Not all the directors felt a reapportionment is necessary.

Harrison, of Wilton, said she didn’t think “we need to jump and be the first one [to request a reapportionment].” Nor did she think “there’s a need for us to have that recommendation,” “for the district to take on quite a project” while the board is dealing with so many other issues.

“I just don’t see the necessity at this time to the board with recommendation to take a look at the district and to open that can of worms,” Harrison said. “I see that there is some fluctuation but … it just doesn’t seem it doesn’t seem reasonable to me to have that kind of a change…”


Harrison also emphasized a point that Kinney had made about issues with the census results. He said the results could very well be “botched,” having missed out on “late arrivals” amid an influx of migrants to Franklin County.

“There could be some X factors there — like who turned in their census materials, and who participated in the census,” Harrison said. “Just in general, who’s moved into the district, who’s moved out of the district, who’s moved into different towns.”

Director Scott Erb added that with “with all the COVID stuff and all the things going on at school the idea that there might be a [committee] formed, it’d be another issue that doesn’t seem pressing.”

“[It] probably causes me to look at this differently now than it would be if everything else was normal and we didn’t have all this other stuff,” Erb added. “I’m just worried that … if the 30-person committee does get made, [that] adds on to what people are working on already. It may not be a good time to do this.”

It was posed that the number of votes per director haven’t always impacted a board’s vote. Kinney referenced a resident who believed “‘all the Farmington [directors] banded together and they round out the little towns.'” But he said the five Farmington directors “rarely vote the same way.”

“We don’t have that dynamic in here,” Kinney said in the interview. “It just doesn’t play that way on this board.

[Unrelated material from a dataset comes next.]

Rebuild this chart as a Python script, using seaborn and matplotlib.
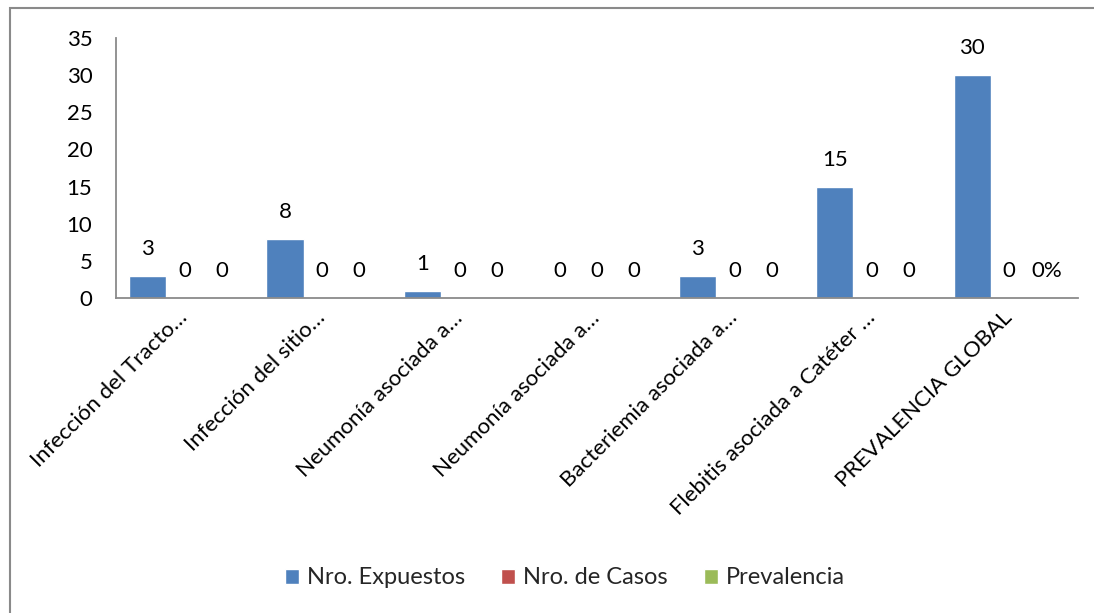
import matplotlib
matplotlib.use("Agg")
import matplotlib.pyplot as plt
from matplotlib.patches import Rectangle
import seaborn as sns
import pandas as pd

categories = [
    "Infección del Tracto…",
    "Infección del sitio…",
    "Neumonía asociada a…",
    "Neumonía asociada a…",
    "Bacteriemia asociada a…",
    "Flebitis asociada a Catéter …",
    "PREVALENCIA GLOBAL",
]
series_names = ["Nro. Expuestos", "Nro. de Casos", "Prevalencia"]
expuestos = [3, 8, 1, 0, 3, 15, 30]
casos = [0, 0, 0, 0, 0, 0, 0]
prevalencia = [0, 0, 0, 0, 0, 0, 0]
prevalencia_labels = ["0", "0", "0", "0", "0", "0", "0%"]
colors = ["#4F81BD", "#C0504D", "#9BBB59"]
yticks = [0, 5, 10, 15, 20, 25, 30, 35]

sns.set_style("white")
plt.rcParams["font.family"] = ["Lato", "DejaVu Sans"]
FS = 16

cat_ids = [f"c{i}" for i in range(len(categories))]
rows = []
for name, vals in zip(series_names, [expuestos, casos, prevalencia]):
    for cid, v in zip(cat_ids, vals):
        rows.append({"cat": cid, "serie": name, "valor": v})
df = pd.DataFrame(rows)

fig = plt.figure(figsize=(10.94, 6.13), dpi=100)
ax = fig.add_axes([116 / 1094, 1 - 298 / 613, (1078 - 116) / 1094, (298 - 38) / 613])

sns.barplot(data=df, x="cat", y="valor", hue="serie", order=cat_ids,
            hue_order=series_names, palette=colors, width=0.81,
            saturation=1, ax=ax, legend=True)

ax.set_ylim(0, 35)
ax.set_yticks(yticks)
ax.set_xlim(-0.5, len(categories) - 0.5)
ax.set_xlabel("")
ax.set_ylabel("")
ax.set_xticks(range(len(categories)))
ax.set_xticklabels(categories, rotation=45, ha="right", va="center",
                   rotation_mode="anchor")
ax.tick_params(axis="both", length=0, labelsize=FS, colors="black")
ax.tick_params(axis="y", pad=17)
ax.tick_params(axis="x", pad=12)

for sp in ["top", "right"]:
    ax.spines[sp].set_visible(False)
for sp in ["left", "bottom"]:
    ax.spines[sp].set_color("#8a8a8a")
    ax.spines[sp].set_linewidth(1.3)

label_sets = [[str(v) for v in expuestos], [str(v) for v in casos], prevalencia_labels]
for cont, labs in zip(ax.containers, label_sets):
    ax.bar_label(cont, labels=labs, padding=12, fontsize=FS, color="black")

handles, labels = ax.get_legend_handles_labels()
ax.get_legend().remove()
fig.legend(handles, labels, loc="center", bbox_to_anchor=(565 / 1094, 1 - 578 / 613),
           ncol=3, frameon=False, fontsize=17, handlelength=0.6, handleheight=0.6,
           handletextpad=0.35, columnspacing=1.5)

fig.patches.append(Rectangle((10 / 1094, -0.05), 1.1, 1 - 8 / 613 + 0.05,
                             transform=fig.transFigure, fill=False,
                             edgecolor="#8a8a8a", linewidth=1.5, zorder=0))

fig.savefig("out.png", dpi=100)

But sometimes people outside of the district feel differently about it, particularly because the way that system is difficult to understand.”

While the votes per director haven’t always come into play and often time the board votes unanimously, Kinney explained in the interview that there have been situations where each director’s votes did or nearly impacted the vote.

He referenced a vote to implement an adjustment to the mask mandate Aug. 10, 2021. Though it was a 7-5 vote, had all of the directors been present, their votes could have shot the motion down.

No vote was made on the reapportionment process. Coles said that “we have this information” and it can be further addressed on a future agenda.